As the economy bounces back from last year’s tough Covid-19 restrictions, growth could even surprise on the upside this year, leaving the People’s Bank of China reasonable scope to keep interest rates steady for the rest of 2023.
In fact, on a relative basis, China has an enviable track record when it comes to growth and inflation performance compared with some of its major international competitors, especially in the G7 economies. China’s inflation rate may be undershooting Beijing’s 3 per cent CPI target, but it still has a better relative growth record with no chance of recession.
Contrast this with the United States and Europe, whose central banks have struggled to contain near double-digit inflation, forcing interest rates sharply higher, and raising recession fears in the process.
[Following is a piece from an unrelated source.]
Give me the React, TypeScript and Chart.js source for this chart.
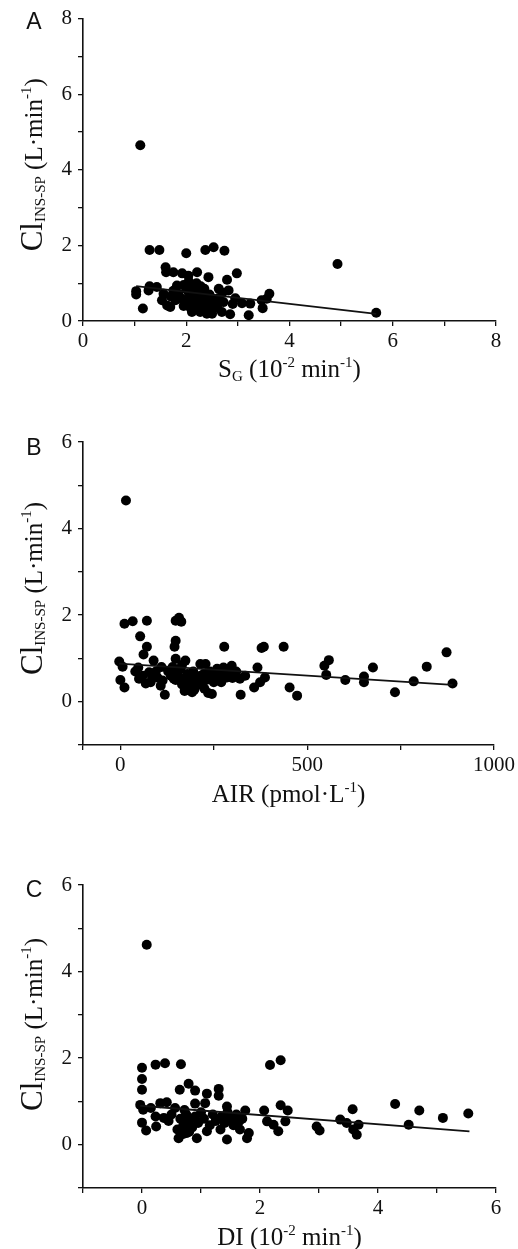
import React, { useEffect, useRef } from 'react';
import { Chart, registerables } from 'chart.js';
Chart.register(...registerables);

// ---------- Panel A: S_G ----------
const aX = [1.11, 1.29, 1.48, 2.0, 2.37, 2.53, 2.74, 4.93, 5.68, 1.6, 1.61, 1.75, 1.92, 2.21, 2.04, 2.43, 2.79, 2.98, 1.03, 1.03, 1.16, 1.29, 1.27, 1.43, 1.56, 1.53, 1.63, 1.69, 1.79, 1.85, 1.82, 2.63, 2.82, 2.72, 2.69, 2.85, 3.08, 3.24, 3.21, 3.46, 3.48, 3.61, 3.56, 2.5, 2.4, 2.27, 2.11, 2.17, 1.95, 2.0, 2.05, 2.1, 2.15, 2.2, 2.25, 2.3, 2.35, 2.1, 2.0, 1.95, 2.2, 2.3, 2.4, 2.45, 2.5, 2.55, 2.6, 2.15, 2.25, 2.05, 2.35, 2.45, 2.12, 2.28, 2.18, 2.38, 2.08, 2.62, 2.7, 1.7, 1.9, 1.75, 2.9, 2.95];
const aY = [4.65, 1.88, 1.88, 1.79, 1.88, 1.95, 1.86, 1.51, 0.22, 1.42, 1.29, 1.29, 1.26, 1.29, 1.2, 1.16, 1.09, 1.26, 0.79, 0.7, 0.33, 0.92, 0.81, 0.9, 0.72, 0.55, 0.41, 0.37, 0.55, 0.72, 0.94, 0.85, 0.81, 0.5, 0.24, 0.18, 0.47, 0.46, 0.15, 0.55, 0.34, 0.72, 0.59, 0.19, 0.19, 0.24, 0.24, 0.41, 0.95, 0.85, 0.75, 0.65, 0.9, 1.0, 0.8, 0.7, 0.6, 0.5, 0.55, 0.4, 0.45, 0.35, 0.5, 0.7, 0.6, 0.45, 0.35, 0.3, 0.55, 1.05, 0.85, 0.3, 0.78, 0.92, 0.62, 0.42, 0.35, 0.6, 0.75, 0.65, 0.6, 0.8, 0.45, 0.6];
const fitAX = [1.03, 5.68];
const fitAY = [0.92, 0.19];
const aXTicks = [0, 1, 2, 3, 4, 5, 6, 7, 8];
const aXLabels = [0, 2, 4, 6, 8];
const aYTicks = [0, 1, 2, 3, 4, 5, 6, 7, 8];
const aYLabels = [0, 2, 4, 6, 8];

// ---------- Panel B: AIR ----------
const bX = [15, 11, 33, 71, 53, 71, 62, 148, 157, 163, 148, 145, 278, 378, 384, 437, 873, -3, 6, 0, 11, 48, 50, 89, 77, 99, 81, 108, 119, 113, 148, 143, 161, 174, 179, 170, 188, 192, 201, 214, 228, 223, 219, 245, 245, 259, 276, 298, 285, 303, 320, 322, 334, 367, 358, 374, 387, 453, 473, 546, 558, 551, 602, 652, 652, 676, 735, 785, 820, 889, 150, 155, 160, 165, 175, 185, 190, 195, 200, 205, 210, 230, 240, 250, 265, 270, 280, 290, 300, 310, 128, 135, 140, 148, 165, 180, 172, 198, 215, 225, 235, 110, 95, 85, 60, 68, 40];
const bY = [4.65, 1.8, 1.86, 1.87, 1.51, 1.27, 1.09, 1.87, 1.94, 1.85, 1.41, 1.27, 1.27, 1.24, 1.27, 1.27, 1.14, 0.93, 0.81, 0.5, 0.33, 0.79, 0.53, 0.95, 0.68, 0.56, 0.45, 0.37, 0.16, 0.49, 0.99, 0.53, 0.76, 0.95, 0.64, 0.45, 0.33, 0.22, 0.49, 0.87, 0.87, 0.64, 0.41, 0.18, 0.6, 0.76, 0.79, 0.83, 0.56, 0.64, 0.53, 0.16, 0.6, 0.79, 0.33, 0.45, 0.56, 0.33, 0.14, 0.83, 0.96, 0.62, 0.5, 0.58, 0.45, 0.79, 0.22, 0.47, 0.81, 0.42, 0.7, 0.6, 0.5, 0.4, 0.55, 0.6, 0.5, 0.7, 0.35, 0.55, 0.4, 0.5, 0.7, 0.45, 0.6, 0.45, 0.7, 0.75, 0.55, 0.7, 0.7, 0.6, 0.8, 0.5, 0.85, 0.3, 0.25, 0.28, 0.6, 0.3, 0.2, 0.8, 0.7, 0.55, 0.6, 0.42, 0.7];
const fitBX = [-3, 889];
const fitBY = [0.88, 0.39];
const bXTicks = [-100, 0, 250, 500, 750, 1000];
const bXLabels = [0, 500, 1000];
const bYTicks = [-1, 0, 1, 2, 3, 4, 5, 6];
const bYLabels = [0, 2, 4, 6];

// ---------- Panel C: DI ----------
const cX = [0.08, 0.0, 0.0, 0.0, 0.23, 0.39, 0.66, 2.17, 2.35, 0.64, 0.79, 0.9, 1.1, 1.07, 1.3, 1.3, -0.03, 0.02, 0.0, 0.07, 0.15, 0.31, 0.42, 0.56, 0.23, 0.24, 0.37, 0.9, 1.44, 1.75, 2.07, 2.35, 2.47, 3.36, 3.57, 4.29, 4.52, 4.7, 5.1, 5.53, 2.96, 3.01, 3.47, 3.58, 3.67, 3.64, 2.12, 2.23, 2.31, 2.43, 0.62, 1.44, 1.78, 0.93, 1.1, 0.76, 1.33, 1.66, 1.81, 0.65, 0.7, 0.75, 0.8, 0.85, 0.9, 0.95, 1.0, 1.05, 1.15, 1.2, 1.25, 1.35, 1.4, 1.45, 1.5, 1.55, 1.6, 1.65, 1.7, 0.6, 0.7, 0.8, 0.72, 0.5, 0.45];
const cY = [4.62, 1.78, 1.52, 1.27, 1.85, 1.88, 1.86, 1.84, 1.95, 1.27, 1.41, 1.25, 1.18, 0.96, 1.29, 1.13, 0.92, 0.81, 0.51, 0.33, 0.85, 0.96, 0.98, 0.85, 0.65, 0.42, 0.62, 0.95, 0.88, 0.79, 0.79, 0.91, 0.79, 0.58, 0.82, 0.94, 0.46, 0.79, 0.62, 0.72, 0.42, 0.33, 0.5, 0.35, 0.46, 0.23, 0.54, 0.46, 0.31, 0.54, 0.15, 0.12, 0.15, 0.15, 0.31, 0.27, 0.35, 0.35, 0.27, 0.6, 0.45, 0.7, 0.55, 0.4, 0.65, 0.5, 0.75, 0.6, 0.45, 0.7, 0.55, 0.65, 0.5, 0.75, 0.6, 0.45, 0.7, 0.55, 0.6, 0.35, 0.25, 0.3, 0.8, 0.7, 0.55];
const fitCX = [-0.03, 5.55];
const fitCY = [0.9, 0.31];
const cXTicks = [-1, 0, 1, 2, 3, 4, 5, 6];
const cXLabels = [0, 2, 4, 6];
const cYTicks = [-1, 0, 1, 2, 3, 4, 5, 6];
const cYLabels = [0, 2, 4, 6];

type Seg = { t: string; s: number; dy: number };

const SERIF = '"Liberation Serif", "Times New Roman", serif';
const SANS = '"Liberation Sans", Arial, sans-serif';
const INK = '#111';

const yTitleSegs: Seg[] = [
  { t: 'Cl', s: 31, dy: 0 },
  { t: 'INS-SP', s: 15, dy: 3 },
  { t: ' (L·min', s: 25, dy: 0 },
  { t: '-1', s: 15, dy: -11 },
  { t: ')', s: 25, dy: 0 },
];
const xTitleA: Seg[] = [
  { t: 'S', s: 25, dy: 0 },
  { t: 'G', s: 15, dy: 4 },
  { t: ' (10', s: 25, dy: 0 },
  { t: '-2', s: 15, dy: -10 },
  { t: ' min', s: 25, dy: 0 },
  { t: '-1', s: 15, dy: -10 },
  { t: ')', s: 25, dy: 0 },
];
const xTitleB: Seg[] = [
  { t: 'AIR (pmol·L', s: 25, dy: 0 },
  { t: '-1', s: 15, dy: -10 },
  { t: ')', s: 25, dy: 0 },
];
const xTitleC: Seg[] = [
  { t: 'DI (10', s: 25, dy: 0 },
  { t: '-2', s: 15, dy: -10 },
  { t: ' min', s: 25, dy: 0 },
  { t: '-1', s: 15, dy: -10 },
  { t: ')', s: 25, dy: 0 },
];

function drawRich(ctx: CanvasRenderingContext2D, segs: Seg[], x: number, y: number, rotate: boolean) {
  ctx.save();
  ctx.translate(x, y);
  if (rotate) ctx.rotate(-Math.PI / 2);
  ctx.textAlign = 'left';
  ctx.textBaseline = 'alphabetic';
  ctx.fillStyle = INK;
  let total = 0;
  for (const g of segs) {
    ctx.font = `${g.s}px ${SERIF}`;
    total += ctx.measureText(g.t).width;
  }
  let cx = -total / 2;
  for (const g of segs) {
    ctx.font = `${g.s}px ${SERIF}`;
    ctx.fillText(g.t, cx, g.dy);
    cx += ctx.measureText(g.t).width;
  }
  ctx.restore();
}

type PanelProps = {
  top: number;
  height: number;
  area: { top: number; bottom: number; left: number; right: number };
  xs: number[];
  ys: number[];
  fx: number[];
  fy: number[];
  xMin: number;
  xMax: number;
  yMin: number;
  yMax: number;
  xTicks: number[];
  xLabels: number[];
  yTicks: number[];
  yLabels: number[];
  letter: string;
  letterPos: [number, number];
  xTitle: Seg[];
  xTitleBaseline: number;
  yTitleX: number;
  yTitleShift: number;
};

function Panel(p: PanelProps) {
  const ref = useRef<HTMLCanvasElement | null>(null);
  useEffect(() => {
    if (!ref.current) return;
    const points = p.xs.map((x, i) => ({ x, y: p.ys[i] }));
    const fit = p.fx.map((x, i) => ({ x, y: p.fy[i] }));
    const titles = {
      id: 'titles',
      afterDraw(chart: any) {
        const ctx = chart.ctx as CanvasRenderingContext2D;
        const ca = chart.chartArea;
        ctx.save();
        ctx.fillStyle = INK;
        ctx.font = `23px ${SANS}`;
        ctx.textAlign = 'center';
        ctx.textBaseline = 'middle';
        ctx.fillText(p.letter, p.letterPos[0], p.letterPos[1]);
        ctx.restore();
        drawRich(ctx, yTitleSegs, p.yTitleX, (ca.top + ca.bottom) / 2 + p.yTitleShift, true);
        drawRich(ctx, p.xTitle, (ca.left + ca.right) / 2, p.xTitleBaseline, false);
      },
    };
    const tickFont = { family: SERIF, size: 21 };
    const chart = new Chart(ref.current, {
      type: 'scatter',
      data: {
        datasets: [
          {
            data: fit,
            showLine: true,
            borderColor: INK,
            borderWidth: 1.8,
            pointRadius: 0,
            clip: false,
          } as any,
          {
            data: points,
            backgroundColor: '#000',
            borderWidth: 0,
            pointRadius: 5,
            clip: false,
          } as any,
        ],
      },
      options: {
        animation: false,
        responsive: false,
        events: [],
        layout: { padding: { top: p.area.top, right: 518 - p.area.right, left: 0, bottom: 0 } },
        plugins: { legend: { display: false }, tooltip: { enabled: false } },
        scales: {
          x: {
            type: 'linear',
            min: p.xMin,
            max: p.xMax,
            afterBuildTicks: (s: any) => {
              s.ticks = p.xTicks.map((v) => ({ value: v }));
            },
            afterFit: (s: any) => {
              s.height = p.height - p.area.bottom;
            },
            ticks: {
              autoSkip: false,
              maxRotation: 0,
              padding: 3,
              color: INK,
              font: tickFont,
              callback: (v: any) => (p.xLabels.includes(Number(v)) ? String(v) : ''),
            },
            grid: { drawOnChartArea: false, drawTicks: true, tickLength: 5, color: INK, lineWidth: 1.3 },
            border: { display: true, color: INK, width: 1.6 },
          },
          y: {
            type: 'linear',
            min: p.yMin,
            max: p.yMax,
            afterBuildTicks: (s: any) => {
              s.ticks = p.yTicks.map((v) => ({ value: v }));
            },
            afterFit: (s: any) => {
              s.width = p.area.left;
            },
            ticks: {
              autoSkip: false,
              padding: 6,
              color: INK,
              font: tickFont,
              callback: (v: any) => (p.yLabels.includes(Number(v)) ? String(v) : ''),
            },
            grid: { drawOnChartArea: false, drawTicks: true, tickLength: 5, color: INK, lineWidth: 1.3 },
            border: { display: true, color: INK, width: 1.6 },
          },
        },
      },
      plugins: [titles],
    } as any);
    return () => chart.destroy();
  }, []);
  return (
    <canvas
      ref={ref}
      width={518}
      height={p.height}
      style={{ position: 'absolute', left: 0, top: p.top, width: 518, height: p.height, display: 'block' }}
    />
  );
}

export default function App() {
  return (
    <div style={{ position: 'absolute', left: 0, top: 0, width: 518, height: 1249, background: '#fff', overflow: 'hidden' }}>
      <Panel
        top={0}
        height={395}
        area={{ top: 17, bottom: 321, left: 83, right: 496 }}
        xs={aX}
        ys={aY}
        fx={fitAX}
        fy={fitAY}
        xMin={0}
        xMax={8}
        yMin={0}
        yMax={8}
        xTicks={aXTicks}
        xLabels={aXLabels}
        yTicks={aYTicks}
        yLabels={aYLabels}
        letter="A"
        letterPos={[34, 23]}
        xTitle={xTitleA}
        xTitleBaseline={377}
        yTitleX={42}
        yTitleShift={-5}
      />
      <Panel
        top={400}
        height={425}
        area={{ top: 42, bottom: 345, left: 83, right: 496 }}
        xs={bX}
        ys={bY}
        fx={fitBX}
        fy={fitBY}
        xMin={-100}
        xMax={1000}
        yMin={-1}
        yMax={6}
        xTicks={bXTicks}
        xLabels={bXLabels}
        yTicks={bYTicks}
        yLabels={bYLabels}
        letter="B"
        letterPos={[34, 49]}
        xTitle={xTitleB}
        xTitleBaseline={402}
        yTitleX={42}
        yTitleShift={-5}
      />
      <Panel
        top={830}
        height={419}
        area={{ top: 55, bottom: 358, left: 83, right: 496 }}
        xs={cX}
        ys={cY}
        fx={fitCX}
        fy={fitCY}
        xMin={-1}
        xMax={6}
        yMin={-1}
        yMax={6}
        xTicks={cXTicks}
        xLabels={cXLabels}
        yTicks={cYTicks}
        yLabels={cYLabels}
        letter="C"
        letterPos={[34, 61]}
        xTitle={xTitleC}
        xTitleBaseline={415}
        yTitleX={42}
        yTitleShift={-12}
      />
    </div>
  );
}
In the US, inflation has fallen from last year’s peak of 9.1 per cent down to 3 per cent in June, but the spectre of recession lingers.
In Europe, euro area growth prospects have been dented by a dip into technical recession after two successive quarters of output falls, with inflation still stuck at 5.5 per cent in June after hitting a 10.6 per cent peak in October last year. The European Central Bank still has a score to settle with inflation, leaving more rate rises on the cards later this year.
But this is nothing like the stagflation nightmare that the United Kingdom faces right now, with headline inflation stubbornly stuck at 8.7 per cent in May while underlying core inflation was still rising to 7.1 per cent, its highest level since March 1992. The Bank of England is sabre-rattling for even tougher monetary policy, causing UK mortgage rates to rise to their highest level in 15 years.
It’s tough on UK consumers, bad news for the housing market and even more ominous for economic growth prospects in the coming months. The UK cost of living crisis is a disaster in the making.
By comparison, the options facing Beijing’s economic policymakers seem like a cakewalk. The key is not to get drawn into a rush for lower interest rates. Deflation in China is less a proxy for weak growth than a signal that global prices are generally starting to stabilise.
The key message for Beijing is to maintain policy stability for interest rates and the currency, and let fiscal reflation take the strain of economic recovery going forwards.